Building Buzz, One 'Bag' at a Time

Forget New York and L.A.: The Duplass Brothers are rolling out the red carpet in the River City
By Josh Rosenblatt

Let's start at the beginning.

It's 2002. Brothers and aspiring filmmakers Jay and Mark Duplass are sitting in Jay's small apartment on West Mary Street in South Austin doing nothing. They feel despondent, mopey, self-pitying, nowheresville – as men of a certain disposition in their 20s are inclined to do from time to time. Finally Mark (the younger of the two by three years) decides he's had enough and tells his brother that they're going to make a movie. Right then and right there.

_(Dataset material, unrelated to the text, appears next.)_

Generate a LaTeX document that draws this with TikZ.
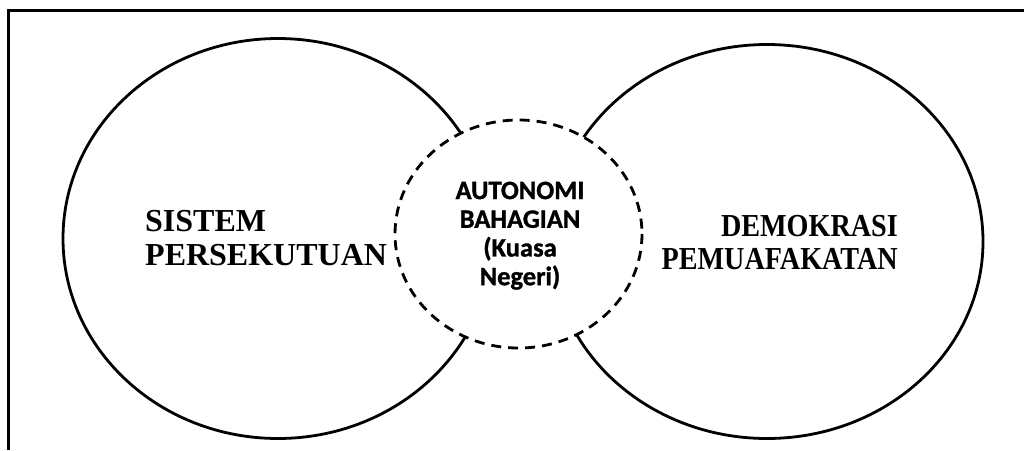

So they come up with an idea about a man, played by Mark, whose fateful decision to re-record the outgoing message on his answering machine results in a seven-minute spiraling soliloquy of self-loathing and desperation. The movie is shot on digital video by Jay in a single 20-minute take, all in that apartment. Amazingly, the exceedingly modest "This Is John" (which Jay calls their "$3 film") goes on to screen at the 2003 Sundance Film Festival and – more amazing still – earns the Duplass Brothers representation by the William Morris Agency, home to Russell Crowe, Denzel Washington, Arnold Schwarzenegger, and dozens of other stars who have probably never worked opposite an answering machine.

Over the next two years, the brothers release two more critically acclaimed shorts and one feature film (2005's The Puffy Chair, which is nominated for two Independent Spirit Awards), each building on their first short's shambolic aesthetic and sense of quiet awkwardness and emotional honesty. They move to New York and then to Los Angeles. Netflix signs on to distribute The Puffy Chair. The brothers make a deal with Universal Studios for a feature script. They start selling pitches to Fox Searchlight Pictures with an eye toward writing scripts for major studios and using the money to fund their own modest little movies.

The press begins taking note, proclaiming the Duplass Brothers shining lights of the new "mumblecore" movement, a style of independent filmmaking characterized by low budgets, nonprofessional actors, improvised dialogue, small crews, handheld cameras, semiautobiographical stories of relational dysfunction, and subtle humor. The Puffy Chair, with its story about the slow and awkward disintegration of a romantic relationship during a road trip from New York to Atlanta, joins Andrew Bujalski's Funny Ha Ha (and later Joe Swanberg's Hannah Takes the Stairs) as one of the bellwethers of this new movement.



  1. albertine said...

    Wonderful! I'm a filmmaker too but not quite ready to make a feature. I've made a few short films and plan to keep making short films until I feel ready for something bigger. I know right now isn't that time. It's inspiring when you read about others who started out just like you did and have gone on to do well for themselves staying true to their original vision.

  2. The Obenson Report said...

    Yes, inspiring it is albertine. Thankfully it's all within reach for each and every one of us. Hope to be able to see your work sometime.

  3. Invisible Woman said...

    Wow that's a great story. I kept seeing that The Puffy Chair was very well reviewed, but had no desire to see it. Now I will make it a point to see.

    It also further instills in me to never stop being nice. I'm a true believer in reaping what you sow--and obviolusly these guys are reaping fat rewards for their kindness.

  4. The Obenson Report said...

    @ I.W. - Yup. I too believe that you get back what you "put out."